Can also be overidden using -B/--block-large and -b/--block-small command-line options at runtime.

When changing those, it might be a good idea to run the tool only on dst-file first, without src-file argument, to read it and rebuild its hash-map from scratch, so that subsequent run with same parameters can use that, instead of doing full copy (and all-writes in place of mostly-reads).

While using the tool from scripts, -M/--hash-map-update option can be added to treat missing or invalid hash-map-file as an error, as it should probably always be there for routine runs, and should never be rebuilt anew with a complete resync by such scripts.

Hash-map file format is not tied to current host's C type sizes or endianness.

sparse_patch.nim

When using a non-existant (or sparse) destination file with pre-existing hash-map-file, "idcas" tool will create a sparse file there, which only includes changed blocks at correct offsets - a kind of binary diff or patch file.

sparse_patch binary can then be used to only copy/apply those actually-written non-sparse parts of such patch-file to somewhere else (e.g. actual destination device), without touching anything else there. It's only used for tests here, but might be more useful generally.

It uses linux-3.1+ lseek() SEEK_DATA/SEEK_HOLE flags for skipping over unmapped chunks efficiently, without mapping all blocks or extents via older ioctl() APIs, and is a very simple "seek/read/write loop" for this one task.

Can be built with: nim c -d:release --opt:size sparse_patch.nim && strip sparse_patch
Usage info: ./sparse_patch -h

Especially if using custom block sizes (e.g. smaller than default 4096), make sure to test whether sparse files have enough granularity when relying on those. That is, whether sparse areas can start at smaller block offsets, or must be aligned to 512 or 4k blocks/pages on the specific OS/filesystem, for example.

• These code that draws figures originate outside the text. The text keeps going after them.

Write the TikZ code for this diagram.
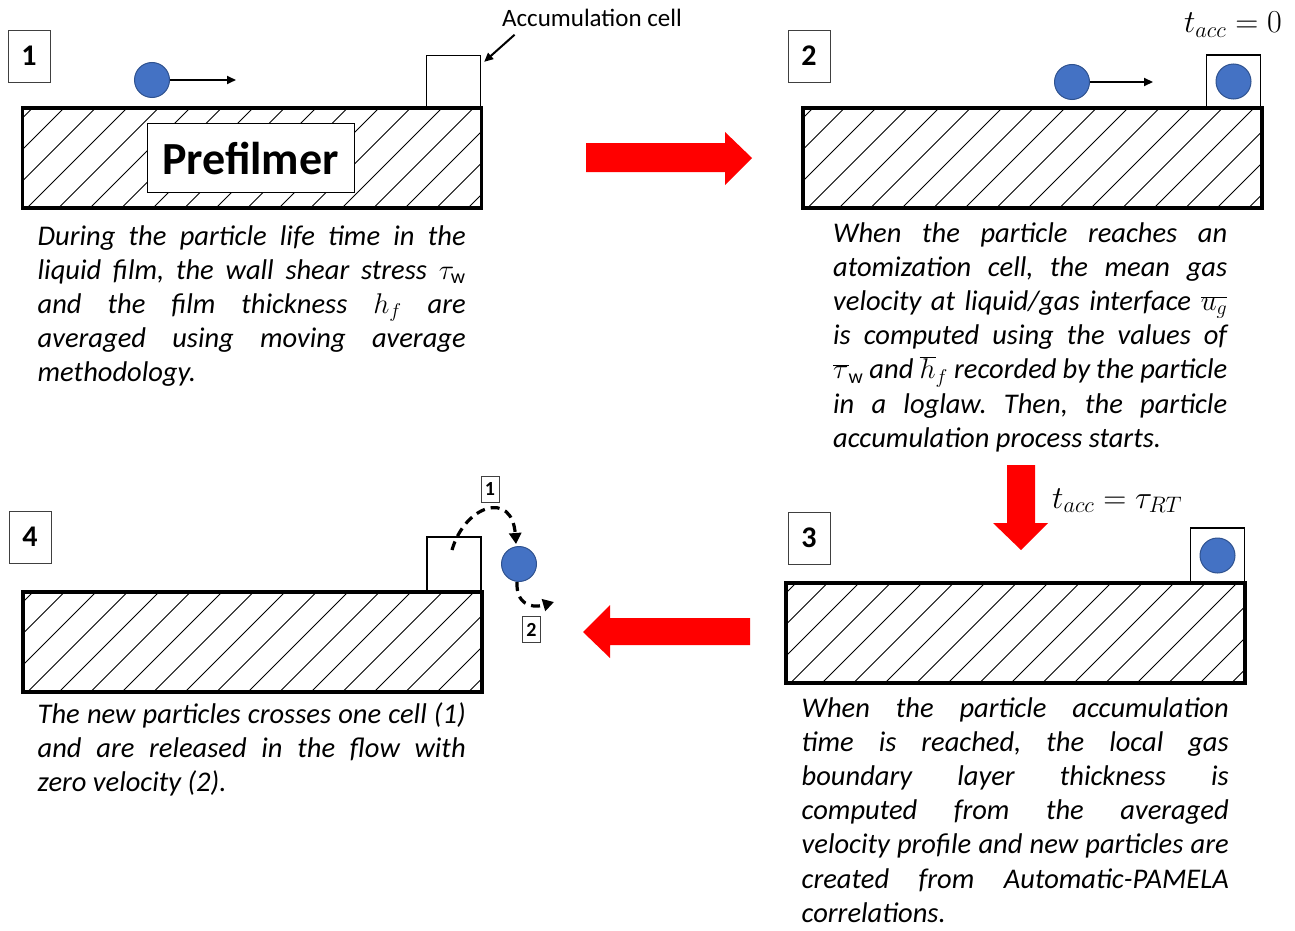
\RequirePackage{fix-cm}
\documentclass[tikz,border=0pt]{standalone}
\usepackage{fontspec}
\setmainfont{Carlito}
\usetikzlibrary{arrows.meta}
\frenchspacing
\definecolor{ballblue}{HTML}{4472C4}
\definecolor{balledge}{HTML}{2F528F}
\tikzset{
  plate/.style={draw, line width=3.6pt, minimum width=459pt, minimum height=100pt, inner sep=0pt,
    path picture={\foreach \k in {0,...,19}{\draw[line width=0.9pt] ([xshift=\k*31.5pt-90pt]path picture bounding box.south west) -- ++(110pt,110pt);}}},
  numbox/.style={draw=black!75, line width=0.8pt, minimum width=42pt, minimum height=52pt, inner sep=0pt, font=\fontsize{30}{30}\selectfont\bfseries},
  cellbox/.style={draw, line width=1.3pt, minimum width=54pt, minimum height=53pt, inner sep=0pt},
  ball/.style={circle, fill=ballblue, draw=balledge, line width=1pt, minimum size=35pt, inner sep=0pt},
  desc/.style={anchor=base west, inner sep=0pt, align=justify, font=\fontsize{28.5}{34.2}\selectfont\itshape},
  moveline/.style={line width=2pt, -{Triangle[length=9pt,width=8pt]}},
  jumpline/.style={line width=3.2pt, dash pattern=on 9pt off 6pt, -{Triangle[length=11pt,width=12pt]}},
  tinybox/.style={draw=black!75, line width=0.8pt, inner sep=1.5pt, minimum width=18pt, minimum height=26pt, font=\fontsize{20}{20}\selectfont\bfseries},
  bigarrow/.style={fill=red, draw=none},
}
\begin{document}
\begin{tikzpicture}[x=1pt,y=-1pt]
\useasboundingbox (0,0) rectangle (1295,931);
% ---------------- panel 1
\node[plate] (p1) at (252,158) {};
\node[draw, fill=white, line width=1pt, minimum width=207pt, minimum height=68pt, inner sep=0pt,
      font=\fontsize{46}{46}\selectfont\bfseries] (pref) at (250.5,158) {Prefilmer};
\node[numbox] (n1) at (29,56) {1};
\node[cellbox] (c1) at (453.5,82) {};
\node[ball] (b1) at (152,80) {};
\coordinate (b1e) at (236,80);
\draw[moveline] (b1.east) -- (b1e);
\node[font=\fontsize{25}{25}\selectfont, anchor=base] (acclbl) at (592,27) {Accumulation cell};
\draw[line width=2pt, -{Triangle[length=9pt,width=8pt]}] ([xshift=16pt,yshift=-4pt]acclbl.south west) -- ([xshift=3pt,yshift=-7pt]c1.north east);
\node[desc, text width=428pt] (t1) at (37.5,245) {During the particle life time in the\linebreak
liquid film, the wall shear stress $\tau_{\mathrm{w}}$\linebreak
and the film thickness $h_f$ are\linebreak
averaged using moving average\linebreak
methodology.};
% ---------------- panel 2
\node[plate] (p2) at (1032.5,158) {};
\node[numbox] (n2) at (809,56) {2};
\node[cellbox] (c2) at (1233.5,81.5) {};
\node[ball] (b2c) at (c2) {};
\node[ball] (b2) at (1072,82) {};
\coordinate (b2e) at (1153,82);
\draw[moveline] (b2.east) -- (b2e);
\node[anchor=base, font=\fontsize{32}{32}\selectfont] (tz) at (1233,33) {$t_{acc} = 0$};
\node[desc, text width=394pt] (t2) at (833,242) {When the particle reaches an\linebreak
atomization cell, the mean gas\linebreak
velocity at liquid/gas interface $\overline{u_g}$\linebreak
is computed using the values of\linebreak
$\overline{\tau}_{\mathrm{w}}$ and $\overline{h}_f$ recorded by the particle\linebreak
in a loglaw. Then, the particle\linebreak
accumulation process starts.};
% ---------------- panel 3
\node[plate] (p3) at (1015.5,633) {};
\node[numbox] (n3) at (809,538) {3};
\node[cellbox, minimum height=55pt] (c3) at (1217.5,555.5) {};
\node[ball] (b3) at (c3) {};
\node[anchor=base west, font=\fontsize{32}{32}\selectfont, inner sep=0pt] (trt) at (1052,508) {$t_{acc} = \tau_{RT}$};
\node[desc, text width=427pt] (t3) at (801.5,717) {When the particle accumulation\linebreak
time is reached, the local gas\linebreak
boundary layer thickness is\linebreak
computed from the averaged\linebreak
velocity profile and new particles are\linebreak
created from Automatic-PAMELA\linebreak
correlations.};
% ---------------- panel 4
\node[plate] (p4) at (252.5,642) {};
\node[numbox] (n4) at (30,537) {4};
\node[cellbox, minimum height=55pt] (c4) at (454,564.5) {};
\node[ball] (b4) at (519,564) {};
\node[tinybox] (j1) at (490,489.5) {1};
\node[tinybox] (j2) at (531.5,629.5) {2};
\coordinate (j1s) at (452,550);
\coordinate (j2e) at (554,602);
\draw[jumpline] (j1s) .. controls (465,505) and (512,490) .. ([xshift=-3pt,yshift=2pt]b4.north);
\draw[jumpline] ([xshift=-2pt]b4.south) .. controls (516,603) and (530,609) .. (j2e);
\node[desc, text width=428pt] (t4) at (37.5,723) {The new particles crosses one cell (1)\linebreak
and are released in the flow with\linebreak
zero velocity (2).};
% ---------------- red block arrows
\fill[bigarrow] (586,143) -- (725,143) -- (725,132) -- (752,158) -- (725,185) -- (725,172) -- (586,172) -- cycle;
\fill[bigarrow] (1007,465) -- (1035,465) -- (1035,523) -- (1048,523) -- (1021,550) -- (993,523) -- (1007,523) -- cycle;
\fill[bigarrow] (750,618) -- (610,618) -- (610,605) -- (583,632) -- (610,658) -- (610,645) -- (750,645) -- cycle;
\end{tikzpicture}
\end{document}
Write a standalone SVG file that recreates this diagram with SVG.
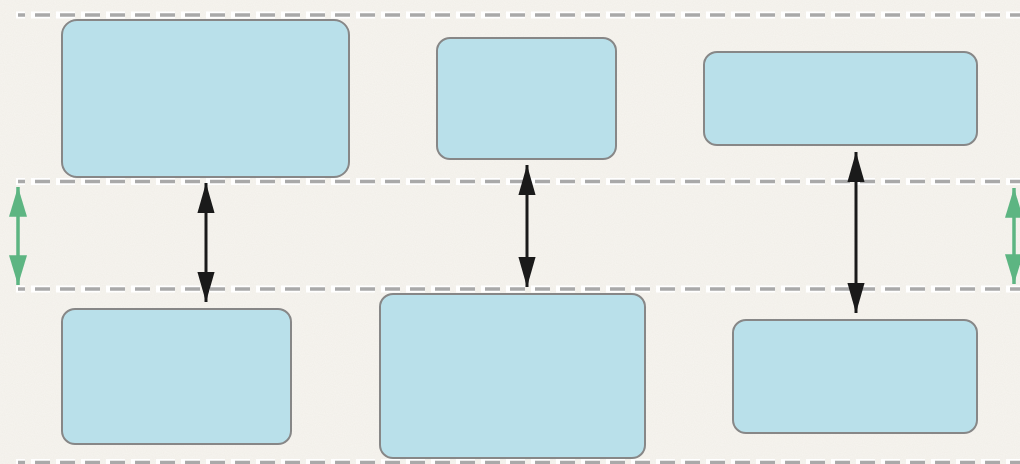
<svg xmlns="http://www.w3.org/2000/svg" width="1020" height="464" viewBox="0 0 1020 464">
<style>
.bg{fill:#f6f4ef}
.node rect{fill:#b9e0ea;stroke:#878787;stroke-width:2}
.lane-w{stroke:#ffffff;stroke-width:7;stroke-dasharray:19 6;stroke-dashoffset:10;fill:none}
.lane-g{stroke:#a9a9a9;stroke-width:3.5;stroke-dasharray:15 10;stroke-dashoffset:8;fill:none}
.conn{stroke:#1a1a1a;stroke-width:3;fill:none}
.gconn{stroke:#5db582;stroke-width:3.5;fill:none}
</style>
<defs>
<filter id="noise" x="0" y="0" width="100%" height="100%">
<feTurbulence type="fractalNoise" baseFrequency="0.9" numOctaves="2" seed="3"/>
<feColorMatrix type="matrix" values="0 0 0 0 0.55  0 0 0 0 0.5  0 0 0 0 0.42  0 0 0 0.1 0"/>
</filter>
<marker id="ah" markerUnits="userSpaceOnUse" markerWidth="30" markerHeight="18" viewBox="0 0 28 16" refX="28" refY="8" orient="auto-start-reverse">
<path d="M0,0 L28,8 L0,16 Z" fill="#1a1a1a"/>
</marker>
<marker id="gh" markerUnits="userSpaceOnUse" markerWidth="30" markerHeight="18" viewBox="0 0 28 17" refX="28" refY="8.5" orient="auto-start-reverse">
<path d="M0,0 L28,8.5 L0,17 Z" fill="#5db582"/>
</marker>
</defs>
<rect class="bg" x="0" y="0" width="1020" height="464"/>
<rect x="0" y="0" width="1020" height="464" filter="url(#noise)"/>
<g id="lanes">
<line class="lane-w" x1="16" y1="15" x2="1020" y2="15"/>
<line class="lane-g" x1="18" y1="15" x2="1020" y2="15"/>
<line class="lane-w" x1="16" y1="181.5" x2="1020" y2="181.5"/>
<line class="lane-g" x1="18" y1="181.5" x2="1020" y2="181.5"/>
<line class="lane-w" x1="16" y1="289" x2="1020" y2="289"/>
<line class="lane-g" x1="18" y1="289" x2="1020" y2="289"/>
<line class="lane-w" x1="16" y1="462.5" x2="1020" y2="462.5"/>
<line class="lane-g" x1="18" y1="462.5" x2="1020" y2="462.5"/>
</g>
<g id="n1" class="node"><rect x="62" y="20" width="287" height="157" rx="15"/></g>
<g id="n2" class="node"><rect x="437" y="38" width="179" height="121" rx="13"/></g>
<g id="n3" class="node"><rect x="704" y="52" width="273" height="93" rx="13"/></g>
<g id="n4" class="node"><rect x="62" y="309" width="229" height="135" rx="13"/></g>
<g id="n5" class="node"><rect x="380" y="294" width="265" height="164" rx="13"/></g>
<g id="n6" class="node"><rect x="733" y="320" width="244" height="113" rx="13"/></g>
<g id="connectors">
<line class="conn" x1="206" y1="183" x2="206" y2="302" marker-start="url(#ah)" marker-end="url(#ah)"/>
<line class="conn" x1="527" y1="165" x2="527" y2="287" marker-start="url(#ah)" marker-end="url(#ah)"/>
<line class="conn" x1="856" y1="152" x2="856" y2="313" marker-start="url(#ah)" marker-end="url(#ah)"/>
<line class="gconn" x1="18" y1="187" x2="18" y2="285" marker-start="url(#gh)" marker-end="url(#gh)"/>
<line class="gconn" x1="1014" y1="188" x2="1014" y2="284" marker-start="url(#gh)" marker-end="url(#gh)"/>
</g>
</svg>
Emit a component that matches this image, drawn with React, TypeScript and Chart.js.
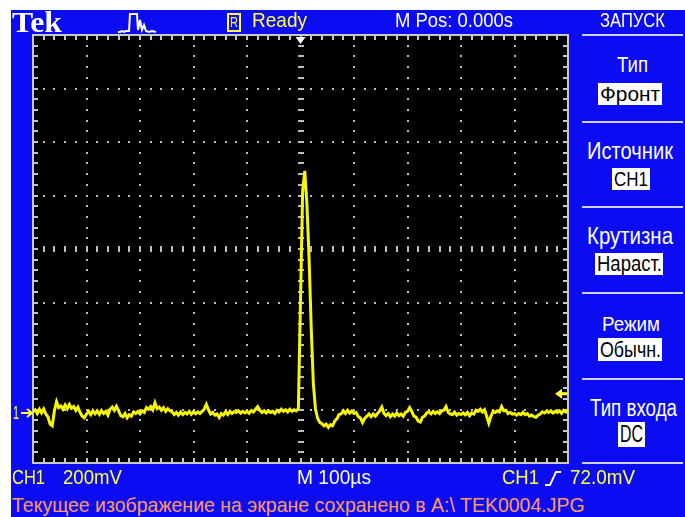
import React, { useEffect, useRef } from "react";
import { Chart, registerables } from "chart.js";

Chart.register(...registerables);

// ---- data ----
const TIME_START_US = -500;
const SAMPLE_US = 4;
const X_TICKS_US = [-500, -400, -300, -200, -100, 0, 100, 200, 300, 400, 500];
const Y_MIN_MV = -187;
const Y_MAX_MV = 1413;
const VOLTS_PER_DIV_MV = 200;
const TRIGGER_LEVEL_MV = 72;
const TRIGGER_TIME_US = 0;
const TRACE_MV = [
  5, 12, -2, 14, 0, 15, -4, -15, -42, -48,
  8, 42, 20, 26, 14, 30, 16, 32, 18, 24,
  10, 22, 2, -12, -18, -4, 6, -6, 8, -3,
  7, -5, 9, -2, 6, -8, 14, 22, 10, 25,
  8, -10, -14, -2, -18, -6, -12, 4, -2, 6,
  -3, 8, 2, 20, 14, 24, 12, 38, 16, 22,
  10, 20, 6, 16, 8, 4, -6, 2, -8, 3,
  -6, 2, -4, 6, -5, 5, -3, 4, -2, 6,
  14, 32, 12, -4, 2, -8, -4, -17, -2, -8,
  4, -6, 6, -2, 5, 2, 8, -1, 6, 0,
  6, -1, 9, 4, 14, 24, 10, 2, 8, 0,
  8, 2, 6, -2, 10, 4, 14, 6, 12, 4,
  14, 6, 12, 8, 16, 420, 830, 905, 780, 580,
  320, 110, 15, -20, -35, -40, -48, -42, -54, -44,
  -48, -30, -22, -6, -4, 8, -2, 10, 0, 7,
  -2, 2, -14, -18, -36, -20, -12, -4, -14, -4,
  -12, -2, 8, 22, -2, -10, -2, -14, -4, -12,
  0, -10, -4, -12, 2, 6, 20, 6, -12, -16,
  -30, -34, -16, -12, 0, 4, -3, 6, -2, 5,
  -2, 8, 10, 24, 2, -4, -6, 3, -8, -2,
  -6, 0, -7, 2, -10, 0, -4, 10, 6, 14,
  4, 12, -12, -38, -12, 6, 2, 8, 4, 24,
  8, 10, -2, 2, -4, -2, -8, -2, -6, 2,
  -6, -2, -12, -8, -14, -16, -8, -4, 4, 0,
  6, 2, 8, 0, 6, 2, 8, -1, 10, 4, 12,
];

const MENU_TITLE = "ЗАПУСК";
const MENU_LABELS = ["Тип", "Источник", "Крутизна", "Режим", "Тип входа"];
const MENU_VALUES = ["Фронт", "CH1", "Нараст.", "Обычн.", "DC"];
const STATUS_MSG = "Текущее изображение на экране сохранено в A:\\ TEK0004.JPG";

// ---- styles ----
const BLUE = "#0c0cf2";
const YELLOW = "#ffff3c";
const TRACE = "#f7f700";
const GRID = "#bdbdbd";
const SANS = '"Liberation Sans", Arial, sans-serif';
const SERIF = '"Liberation Serif", "Times New Roman", serif';

const scopePlugin = {
  id: "scope",
  beforeDraw(chart: any) {
    const { ctx, chartArea: a } = chart;
    ctx.save();
    ctx.fillStyle = "#000";
    ctx.fillRect(a.left, a.top, a.right - a.left, a.bottom - a.top);
    ctx.restore();
  },
  beforeDatasetsDraw(chart: any) {
    const { ctx, chartArea: a } = chart;
    const xs = chart.scales.x;
    const ys = chart.scales.y;
    const nx = X_TICKS_US.length - 1;
    const xSpan = X_TICKS_US[nx] - X_TICKS_US[0];
    const ny = Math.round((Y_MAX_MV - Y_MIN_MV) / VOLTS_PER_DIV_MV);
    const xv = (k: number) => X_TICKS_US[0] + (xSpan * k) / (nx * 5);
    const yv = (k: number) => Y_MIN_MV + (VOLTS_PER_DIV_MV * k) / 5;
    ctx.save();
    ctx.fillStyle = GRID;
    for (let i = 1; i < nx; i++) {
      if (i === nx / 2) continue;
      const px = xs.getPixelForValue(X_TICKS_US[i]);
      for (let k = 1; k < ny * 5; k++) {
        const py = ys.getPixelForValue(yv(k));
        ctx.fillRect(Math.round(px) - 1, Math.round(py) - 1, 2, 2);
      }
    }
    for (let j = 1; j < ny; j++) {
      if (j === ny / 2) continue;
      const py = ys.getPixelForValue(Y_MIN_MV + j * VOLTS_PER_DIV_MV);
      for (let k = 1; k < nx * 5; k++) {
        const px = xs.getPixelForValue(xv(k));
        ctx.fillRect(Math.round(px) - 1, Math.round(py) - 1, 2, 2);
      }
    }
    const cx = xs.getPixelForValue(TRIGGER_TIME_US);
    const cy = ys.getPixelForValue(Y_MIN_MV + (ny / 2) * VOLTS_PER_DIV_MV);
    for (let k = 1; k < ny * 5; k++) {
      const py = ys.getPixelForValue(yv(k));
      ctx.fillRect(Math.round(cx) - 3, Math.round(py) - 1, 6, 2);
    }
    for (let k = 1; k < nx * 5; k++) {
      const px = xs.getPixelForValue(xv(k));
      ctx.fillRect(Math.round(px) - 1, Math.round(cy) - 3, 2, 6);
    }
    ctx.fillStyle = "#c8c8c8";
    for (let k = 1; k < nx * 5; k++) {
      const px = Math.round(xs.getPixelForValue(xv(k)));
      ctx.fillRect(px - 1, a.top, 2, 5);
      ctx.fillRect(px - 1, a.bottom - 5, 2, 5);
    }
    for (let k = 1; k < ny * 5; k++) {
      const py = Math.round(ys.getPixelForValue(yv(k)));
      ctx.fillRect(a.left, py - 1, 5, 2);
      ctx.fillRect(a.right - 5, py - 1, 5, 2);
    }
    ctx.strokeStyle = "#c8c8c8";
    ctx.lineWidth = 2;
    ctx.strokeRect(a.left, a.top, a.right - a.left, a.bottom - a.top);
    ctx.restore();
  },
  afterDatasetsDraw(chart: any) {
    const { ctx, chartArea: a } = chart;
    const xs = chart.scales.x;
    const ys = chart.scales.y;
    ctx.save();
    const tx = xs.getPixelForValue(TRIGGER_TIME_US);
    ctx.fillStyle = "#ffffff";
    ctx.beginPath();
    ctx.moveTo(tx - 5, a.top + 2);
    ctx.lineTo(tx + 5, a.top + 2);
    ctx.lineTo(tx, a.top + 9);
    ctx.closePath();
    ctx.fill();
    const ty = ys.getPixelForValue(TRIGGER_LEVEL_MV);
    ctx.fillStyle = YELLOW;
    ctx.beginPath();
    ctx.moveTo(a.right - 13, ty);
    ctx.lineTo(a.right - 6, ty - 5);
    ctx.lineTo(a.right - 6, ty + 5);
    ctx.closePath();
    ctx.fill();
    ctx.fillRect(a.right - 7, ty - 1.5, 6, 3);
    const gy = ys.getPixelForValue(0);
    ctx.strokeStyle = YELLOW;
    ctx.lineWidth = 2;
    ctx.beginPath();
    ctx.moveTo(a.left - 12, gy);
    ctx.lineTo(a.left - 1, gy);
    ctx.stroke();
    ctx.beginPath();
    ctx.moveTo(a.left - 6, gy - 4);
    ctx.lineTo(a.left - 1, gy);
    ctx.lineTo(a.left - 6, gy + 4);
    ctx.stroke();
    ctx.restore();
  },
};

let measureCtx: CanvasRenderingContext2D | null = null;
function measure(font: string, text: string) {
  if (!measureCtx) measureCtx = document.createElement("canvas").getContext("2d");
  if (!measureCtx) return 1;
  measureCtx.font = font;
  return measureCtx.measureText(text).width || 1;
}

// x: left edge, w: target ink width, capTop / base: top of capitals and baseline
function Txt(props: {
  x: number;
  w: number;
  capTop: number;
  base: number;
  color: string;
  text: string;
  serif?: boolean;
  bold?: boolean;
}) {
  const { x, w, capTop, base, color, text, serif, bold } = props;
  const family = serif ? SERIF : SANS;
  const capRatio = serif ? 0.662 : 0.716;
  const baseRatio = serif ? 0.8375 : 0.8465;
  const size = (base - capTop) / capRatio;
  const nat = measure(`${bold ? "bold " : ""}${size}px ${family}`, text);
  const sx = w / nat;
  return (
    <div
      style={{
        position: "absolute",
        left: x,
        top: base - baseRatio * size,
        fontSize: size,
        lineHeight: `${size}px`,
        height: size,
        fontFamily: family,
        fontWeight: bold ? 700 : 400,
        color,
        whiteSpace: "nowrap",
        transform: `scaleX(${sx})`,
        transformOrigin: "0 0",
      }}
    >
      {text}
    </div>
  );
}

function Box(props: { x1: number; x2: number; y1: number; y2: number; color?: string }) {
  const { x1, x2, y1, y2, color } = props;
  return (
    <div
      style={{
        position: "absolute",
        left: x1,
        top: y1,
        width: x2 - x1,
        height: y2 - y1,
        background: color || "#fff",
      }}
    />
  );
}

export default function App() {
  const ref = useRef<HTMLCanvasElement | null>(null);
  useEffect(() => {
    if (!ref.current) return;
    const points = TRACE_MV.map((v, i) => ({ x: TIME_START_US + i * SAMPLE_US, y: v }));
    const chart = new Chart(ref.current, {
      type: "line",
      data: {
        datasets: [
          {
            data: points,
            borderColor: TRACE,
            borderWidth: 3,
            pointRadius: 0,
            tension: 0,
            fill: false,
          },
        ],
      },
      options: {
        animation: false,
        responsive: false,
        parsing: false as any,
        normalized: true,
        layout: { padding: { left: 22, right: 10, top: 10, bottom: 10 } },
        plugins: { legend: { display: false }, tooltip: { enabled: false } },
        scales: {
          x: {
            type: "linear",
            min: X_TICKS_US[0],
            max: X_TICKS_US[X_TICKS_US.length - 1],
            display: false,
          },
          y: { type: "linear", min: Y_MIN_MV, max: Y_MAX_MV, display: false },
        },
      },
      plugins: [scopePlugin],
    });
    return () => chart.destroy();
  }, []);

  const seps = [35, 122, 207, 293, 379, 463];
  const labels = [
    { x: 617, w: 31, capTop: 57, base: 73 },
    { x: 587, w: 86, capTop: 143, base: 160 },
    { x: 587, w: 86, capTop: 228, base: 245 },
    { x: 602, w: 58, capTop: 317, base: 332 },
    { x: 590, w: 87, capTop: 400, base: 417 },
  ];
  const boxes = [
    { x1: 598, x2: 662, y1: 83, y2: 105, tx: 600, tw: 60, capTop: 87, base: 102 },
    { x1: 612, x2: 650, y1: 168, y2: 190, tx: 614, tw: 34, capTop: 172, base: 187 },
    { x1: 595, x2: 663, y1: 253, y2: 275, tx: 597, tw: 65, capTop: 256, base: 272 },
    { x1: 598, x2: 662, y1: 338, y2: 361, tx: 600, tw: 61, capTop: 342, base: 358 },
    { x1: 618, x2: 645, y1: 422, y2: 447, tx: 620, tw: 23, capTop: 426, base: 443 },
  ];

  return (
    <div style={{ position: "absolute", left: 0, top: 0, width: 685, height: 517, background: "#fff", overflow: "hidden" }}>
      <Box x1={11} x2={685} y1={10} y2={517} color={BLUE} />
      <canvas
        ref={ref}
        width={567}
        height={448}
        style={{ position: "absolute", left: 11, top: 25, width: 567, height: 448 }}
      />
      {/* header */}
      <Txt x={12} w={50} capTop={13} base={32} color="#fff" text="Tek" serif bold />
      <svg style={{ position: "absolute", left: 117, top: 11 }} width={40} height={24}>
        <polyline
          points="1,21 3,21 5,20 7,21 9,20 12,20 13,3 20,3 21,19 23,9 25,19 27,14 29,20 32,21 35,20 39,21"
          fill="none"
          stroke="#fff"
          strokeWidth={2}
        />
      </svg>
      <div
        style={{
          position: "absolute",
          left: 227,
          top: 13,
          width: 10,
          height: 15,
          border: `2px solid ${YELLOW}`,
        }}
      />
      <Txt x={230} w={8} capTop={16} base={27} color={YELLOW} text="R" />
      <Txt x={252} w={55} capTop={13} base={28} color={YELLOW} text="Ready" />
      <Txt x={395} w={118} capTop={13} base={28} color="#fff" text="M Pos: 0.000s" />
      <Txt x={600} w={65} capTop={13} base={28} color="#fff" text={MENU_TITLE} />
      {/* right menu */}
      {seps.map((y) => (
        <Box key={y} x1={582} x2={683} y1={y - 1} y2={y + 1} color="#d0d0ff" />
      ))}
      {MENU_LABELS.map((t, i) => (
        <Txt key={t} {...labels[i]} color="#fff" text={t} />
      ))}
      {MENU_VALUES.map((t, i) => {
        const b = boxes[i];
        return (
          <React.Fragment key={t}>
            <Box x1={b.x1} x2={b.x2} y1={b.y1} y2={b.y2} />
            <Txt x={b.tx} w={b.tw} capTop={b.capTop} base={b.base} color="#000" text={t} />
          </React.Fragment>
        );
      })}
      {/* ground marker label */}
      <Txt x={13} w={6} capTop={406} base={419} color={YELLOW} text="1" />
      {/* bottom status */}
      <Txt x={12} w={33} capTop={471} base={485} color={YELLOW} text="CH1" />
      <Txt x={63} w={59} capTop={471} base={485} color={YELLOW} text="200mV" />
      <Txt x={297} w={74} capTop={471} base={485} color="#fff" text="M 100µs" />
      <Txt x={502} w={37} capTop={471} base={485} color={YELLOW} text="CH1" />
      <svg style={{ position: "absolute", left: 543, top: 470 }} width={20} height={17}>
        <polyline points="2,15 7,15 13,2 18,2" fill="none" stroke="#fff" strokeWidth={1.8} />
      </svg>
      <Txt x={570} w={65} capTop={471} base={485} color={YELLOW} text="72.0mV" />
      <Txt x={12} w={573} capTop={499} base={513} color="#ff9a5c" text={STATUS_MSG} />
    </div>
  );
}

Most tools, when working with sparse files, tend to replicate them to destination (e.g. cp, rsync, bmaptool copy, etc), discarding data there as well, skip all-zero blocks, or are easy to misuse as such, which this sparse_patch tool explicitly does not and cannot do.

I.e. they work assuming that destination file is sparse and should be as sparse as possible, while sparse_patch does kinda opposite - assumes that source file is meaningfully sparse, and whether destination one is kept sparse is irrelevant.

For example, modern cp tool from coreutls can use SEEK_HOLE logic as well (if built with support for it, otherwise silently falls back to zero-byte-detection), but is also documented to "create a sparse DEST file whenever the SOURCE file contains a long enough sequence of zero bytes" when using --sparse option, which is distinct from only copying non-sparse extents from source - zero-bytes can be in a legitimate non-sparse source data too, and should be written to destination, never dropped like that.

Known limitations and things to improve later

  • Works in a simple sequential single-threaded way, which will easily bottleneck on CPU for computing hashes when using >200 MiB/s SSD/NVMe drives.

    Can be improved rather easily by putting a fixed-size thread-pool between sequential reader/writer parts, which will hash/match read data buffers in parallel.

  • Use truncated BLAKE2b instead of BLAKE2s version for new hashmap files, should be ~2x faster.